Título: Rússia insiste em dar subsídios condenados pela OMC
Autor: Moreira, Assis
Fonte: Valor Econômico, 16/02/2007, Internacional, p. A15

A Rússia quer entrar na Organização Mundial do Comércio (OMC) ainda este ano, mas sob condições que começam a provocar reações de líderes agrícolas como o Brasil e a Austrália.

Antecedendo uma grande reunião que ocorrerá em março para começar a preparar o pacote final para sua entrada, Moscou exige o direito de dar os subsídios agrícolas que mais distorcem o comércio (a chamada "caixa amarela"), num volume que supera inclusive o que é dado pelos EUA, a maior potência comercial.

O Valor apurou que o governo de Vladimir Putin quer dar US$ 9 bilhões por ano desse tipo de subsídio, quase 900% a mais do que concede atualmente, segundo estimativas. Para se ter uma idéia, os EUA aceitam limitar esses mesmos subsídios a US$ 7,6 bilhões num futuro acordo agrícola, e sofrem reação dos parceiros com essa proposta na Rodada Doha.

Também na contramão da reforma agrícola mundial, a Rússia insiste em poder dar subvenções à exportação. Ocorre que os atuais membros da OMC já definiram que esse tipo de ajuda, que distorce os preços internacionais, será eliminada até 2013.

O Grupo de Cairns, que reúne 17 países exportadores agrícolas (e inclui o Mercosul), liderado pela Austrália, já discute reações aos planos de Moscou. Na próxima semana, será a vez de o Brasil tratar do problema no G-20 em vista da reunião de março.

O preço para ser sócio na OMC é pesado. Mas a Rússia, a última grande economia fora da entidade, já conseguiu manter inclusive medidas comerciais consideradas ilegais pela organização. É o caso do sistema de banda de preços para as importações de açúcar. Nesse sistema, quando um preço de referência fica abaixo do estabelecido pela banda, o governo eleva a tarifa na importação. Quando o preço excede aquele da banda, os importadores têm um abatimento.

As regras agrícolas da OMC estabelecem categorias (caixas) para enquadrar as políticas de apoio interno aos produtores agrícolas. A caixa amarela é a que mais causa distorção, daí ser a mais visada por cortes na Rodada Doha.

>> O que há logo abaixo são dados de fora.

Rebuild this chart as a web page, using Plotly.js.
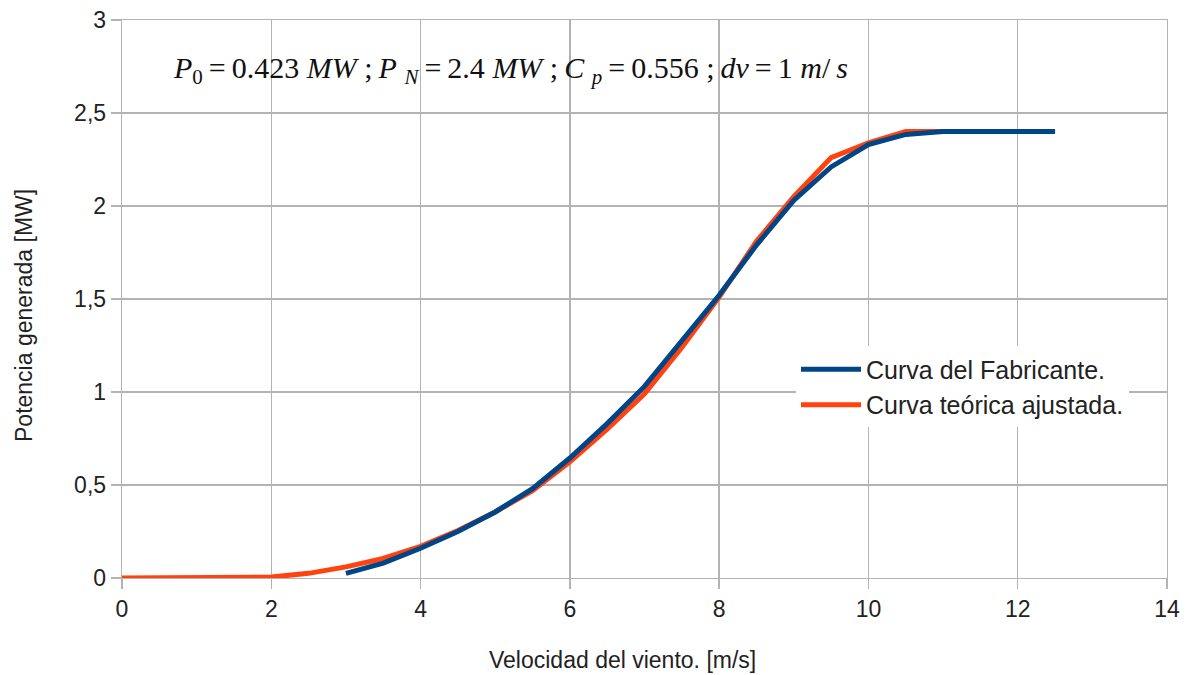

Mas Moscou insiste em destinar boa parte de sua ajuda por esse tipo de subsídios, em vez de acomodá-los na "caixa verde" (autorizada), que trata de programas para infra-estrutura ou desenvolvimento rural.

O ministro de Comércio da Rússia, German Graf, vem tentando tranqüilizar seu combalido setor agrícola com promessas de que a OMC não afetará a economia russa, porque o país reduzirá suas tarifas de importação num período de até sete anos.

Moscou negociou bilateralmente com 56 países e abriu a porta de entrada da OMC ao fechar acordo com os EUA. Recentemente o Camboja pediu para também negociar, na tentativa de obter algum acesso privilegiado para seus produtos. Mas a resistência adicional deve vir mesmo dos exportadores agrícolas no pacote multilateral.

Ao mesmo tempo, certos observadores especulam sobre uma nova configuração de poder na OMC se a Rússia, China e Índia reproduzirem a aliança política que exibiram esta semana em Nova Déli.

Os ministros das Relações Exteriores da Índia, Pranab Mukherjee, da Rússia, Sergei Lavrov, e da China, Li Zhaoxing, discutiram promoção de comércio e segurança energética, num encontro que assumiu mais importância depois de o presidente russo ter acusado os EUA de agirem unilateralmente nos assuntos globais.

Uma aliança Moscou-Pequim-Nova Déli na OMC poderá ser problemática para exportadores agrícolas, pois os três países resistem à abertura desse setor. A China e a Índia são membros do G-20, grupo liderado pelo Brasil. Mas os indianos insistem em designar até 20% de seus produtos agrícolas como "especiais", o que significa manter mais alta proteção para eles. A China é mais moderada, falando em algo "acima" de 10% dos produtos.